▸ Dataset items
——————
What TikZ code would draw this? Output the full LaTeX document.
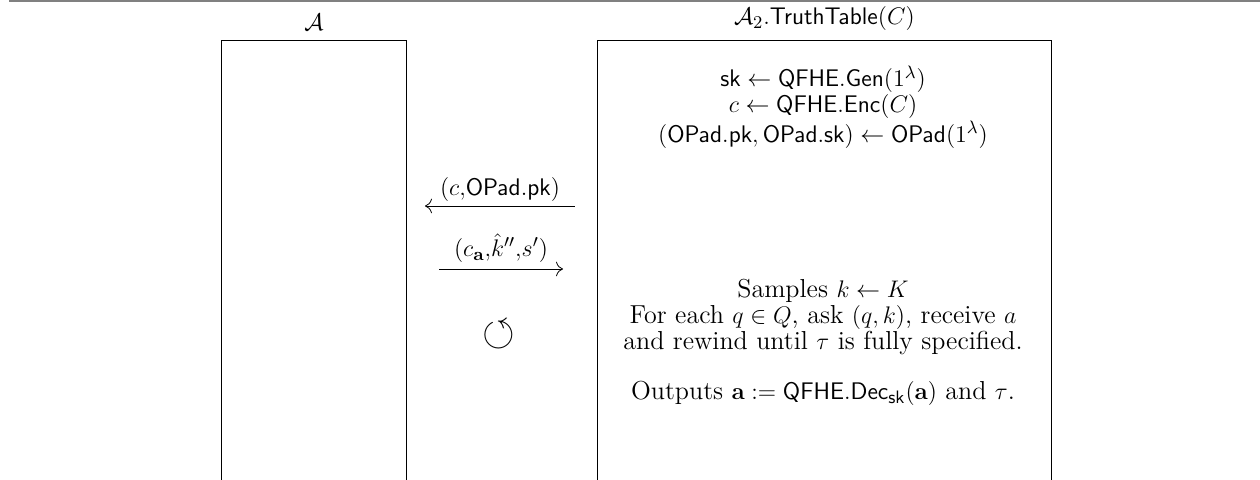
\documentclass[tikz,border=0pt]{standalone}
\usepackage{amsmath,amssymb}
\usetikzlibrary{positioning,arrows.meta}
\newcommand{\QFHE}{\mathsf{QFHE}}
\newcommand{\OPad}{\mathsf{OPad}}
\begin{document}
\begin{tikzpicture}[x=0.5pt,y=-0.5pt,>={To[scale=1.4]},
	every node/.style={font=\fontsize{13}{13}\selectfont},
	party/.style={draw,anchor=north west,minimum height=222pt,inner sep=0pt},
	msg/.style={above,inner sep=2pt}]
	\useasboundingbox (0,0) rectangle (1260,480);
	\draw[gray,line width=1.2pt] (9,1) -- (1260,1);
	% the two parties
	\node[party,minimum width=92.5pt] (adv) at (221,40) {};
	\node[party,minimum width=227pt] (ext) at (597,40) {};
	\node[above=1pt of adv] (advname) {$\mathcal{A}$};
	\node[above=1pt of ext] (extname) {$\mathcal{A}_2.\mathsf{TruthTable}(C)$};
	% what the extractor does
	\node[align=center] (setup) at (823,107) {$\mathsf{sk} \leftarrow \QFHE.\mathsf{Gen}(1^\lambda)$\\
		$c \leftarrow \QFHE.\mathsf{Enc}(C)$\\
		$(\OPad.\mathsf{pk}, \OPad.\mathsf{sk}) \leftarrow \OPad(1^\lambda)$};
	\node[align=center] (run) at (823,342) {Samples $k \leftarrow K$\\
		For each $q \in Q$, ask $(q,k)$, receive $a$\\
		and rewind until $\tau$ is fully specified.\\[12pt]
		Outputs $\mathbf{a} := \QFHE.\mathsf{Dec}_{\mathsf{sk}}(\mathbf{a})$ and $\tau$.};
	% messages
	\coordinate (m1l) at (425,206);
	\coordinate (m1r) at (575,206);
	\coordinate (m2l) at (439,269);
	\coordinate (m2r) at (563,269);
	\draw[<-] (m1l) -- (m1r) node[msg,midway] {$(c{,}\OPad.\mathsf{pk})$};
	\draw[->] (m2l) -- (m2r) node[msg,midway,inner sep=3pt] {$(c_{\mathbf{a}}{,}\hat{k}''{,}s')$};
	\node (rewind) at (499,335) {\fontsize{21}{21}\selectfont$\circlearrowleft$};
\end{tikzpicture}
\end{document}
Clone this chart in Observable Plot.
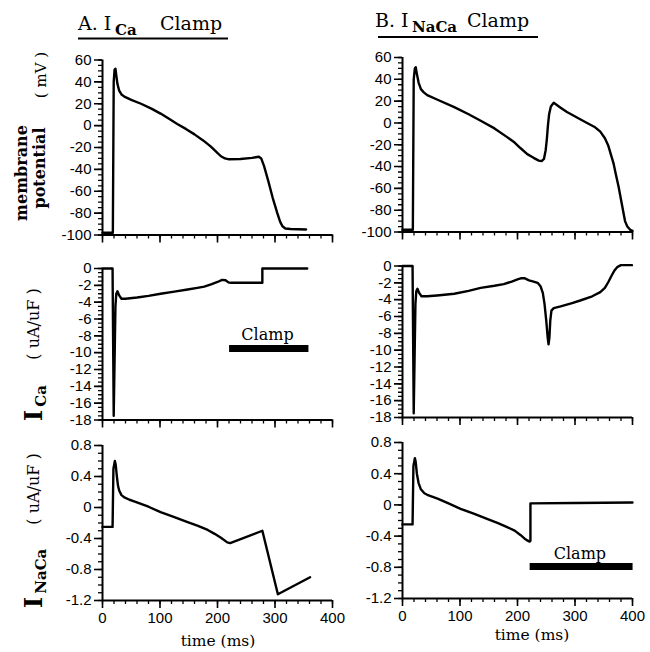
——————
▸ WORK INSTRUCTIONS
List the lines that contain the word "this".

▸ TASK ANSWER
What TikZ code would draw this? Output the full LaTeX document.
Clone this chart in Observable Plot.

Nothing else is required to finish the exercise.